We meet a 17-year old Alex as he is stopped by customs at Dover with a glove compartment full of marijuana and Mr Peterson's urn of ashes on the passenger seat beside him. I'm hooked. [We then go back to the start of that unlikely friendship when a bullied 12-year Alex, escaping his tormenters, bursts into Mr Peterson's garden and appears to destroy his greenhouse. As penance his mother makes young Alex help Mr Peterson and so a wonderful friendship emerges, based initially around an introduction to Kurt Vonnegut.] Alex has had a very strange childhood and seems to collect disasters but in his deadpan narrative relates much of the extraordinary incidents of his young years as nothing to get too excited about. But I did. I got excited all the way through. Couldn't leave the book alone and certainly dub it one of my all time favourites. A wonderful tale.
The Lovereading view...
Sad, funny, entertaining and profound The Universe versus Alex Woods is a tale of an unexpected friendship, an unlikely hero and an improbable journey which we join as Alex is stopped at Dover customs with 113 grams of marijuana and an urn full of ashes on the passenger seat. This debut which treads the fine line between light and dark, laughter and tears has already been snapped up by lots of international publishers and could be the next ‘Curious Incident of the Dog in the Night-Time’.
A tale of an unexpected friendship, an unlikely hero and an improbable journey, Alex's story treads the fine line between light and dark, laughter and tears.
And it might just strike you as one of the funniest, most heartbreaking novels you've ever read. Alex Woods knows that he hasn't had the most conventional start in life.
He knows that growing up with a clairvoyant single mother won't endear him to the local bullies. He also knows that even the most improbable events can happen - he's got the scars to prove it. What he doesn't know yet is that when he meets ill-tempered, reclusive widower Mr Peterson, he'll make an unlikely friend.
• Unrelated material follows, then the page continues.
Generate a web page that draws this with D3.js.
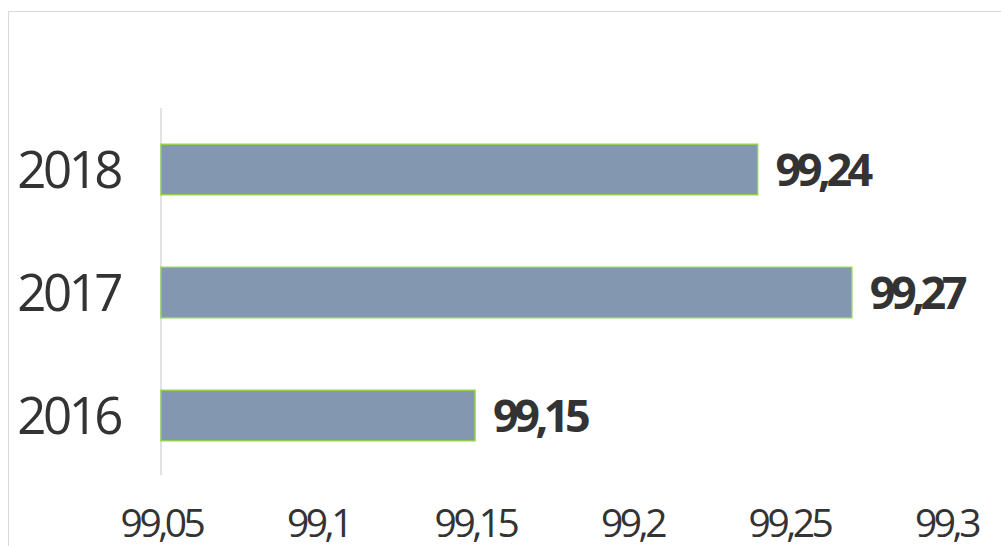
<!DOCTYPE html>
<html><head><meta charset="utf-8">
<script src="https://cdn.jsdelivr.net/npm/d3@7"></script>
<style>html,body{margin:0;padding:0;background:#fff;overflow:hidden}</style>
</head><body>
<svg id="c" width="1001" height="546"></svg>
<script>
const categories = ["2018", "2017", "2016"];
const values = [99.24, 99.27, 99.15];
const tickValues = [99.05, 99.1, 99.15, 99.2, 99.25, 99.3];
const tickLabels = ["99,05", "99,1", "99,15", "99,2", "99,25", "99,3"];

const svg = d3.select("#c");
const font = "'Open Sans', 'Noto Sans', sans-serif";

svg.append("rect").attr("x", 8.5).attr("y", 11.5).attr("width", 1000).attr("height", 600)
  .attr("fill", "#fff").attr("stroke", "#d9d9d9").attr("stroke-width", 1);

const x = d3.scaleLinear().domain([99.05, 99.3]).range([161, 946]);
const y = d3.scaleBand().domain(categories).range([108, 477]).paddingInner(0.59).paddingOuter(0.295);

// vertical axis line
svg.append("line").attr("x1", 161).attr("x2", 161).attr("y1", 108).attr("y2", 475)
  .attr("stroke", "#d9d9d9").attr("stroke-width", 1.5);

svg.selectAll("rect.bar").data(categories).enter().append("rect").attr("class", "bar")
  .attr("x", x(99.05)).attr("y", d => y(d))
  .attr("width", (d, i) => x(values[i]) - x(99.05)).attr("height", y.bandwidth())
  .attr("fill", "#8497B0").attr("stroke", "#92D050").attr("stroke-width", 1.5);

// category labels
const yAxis = d3.axisLeft(y).tickSize(0).tickPadding(0);
const ya = svg.append("g").attr("transform", "translate(120,0)").call(yAxis);
ya.select(".domain").remove();
ya.selectAll("text").attr("font-family", font).attr("font-size", 51).attr("fill", "#333")
  .attr("letter-spacing", "-3.5px").attr("dy", "0.36em");

// value labels
svg.selectAll("text.val").data(categories).enter().append("text").attr("class", "val")
  .attr("x", (d, i) => x(values[i]) + 18).attr("y", d => y(d) + y.bandwidth() / 2)
  .attr("dy", "0.36em").attr("font-family", font).attr("font-weight", "bold")
  .attr("font-size", 45).attr("fill", "#333").attr("letter-spacing", "-4.5px")
  .text((d, i) => String(values[i]).replace(".", ","));

// x axis ticks
const xAxis = d3.axisBottom(x).tickValues(tickValues).tickSize(0).tickPadding(0)
  .tickFormat((d, i) => tickLabels[i]);
const xa = svg.append("g").attr("transform", "translate(0,523)").call(xAxis);
xa.select(".domain").remove();
xa.selectAll("text").attr("font-family", font).attr("font-size", 39).attr("fill", "#333")
  .attr("letter-spacing", "-3.5px").attr("dy", "0.36em");
</script>
</body></html>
Someone who tells him that you only get one shot at life. That you have to make the best possible choices. So when, aged seventeen, Alex is stopped at Dover customs with 113 grams of marijuana, an urn full of ashes on the passenger seat, and an entire nation in uproar, he's fairly sure he's done the right thing ...
Gavin Extence was born in 1982 and grew up in the interestingly named village of Swineshead, Lincolnshire. From the ages of 5-11, he enjoyed a brief but illustrious career as a chess player, winning numerous national championships and travelling to Moscow and St Petersburg to pit his wits against the finest young minds in Russia. He won only one game.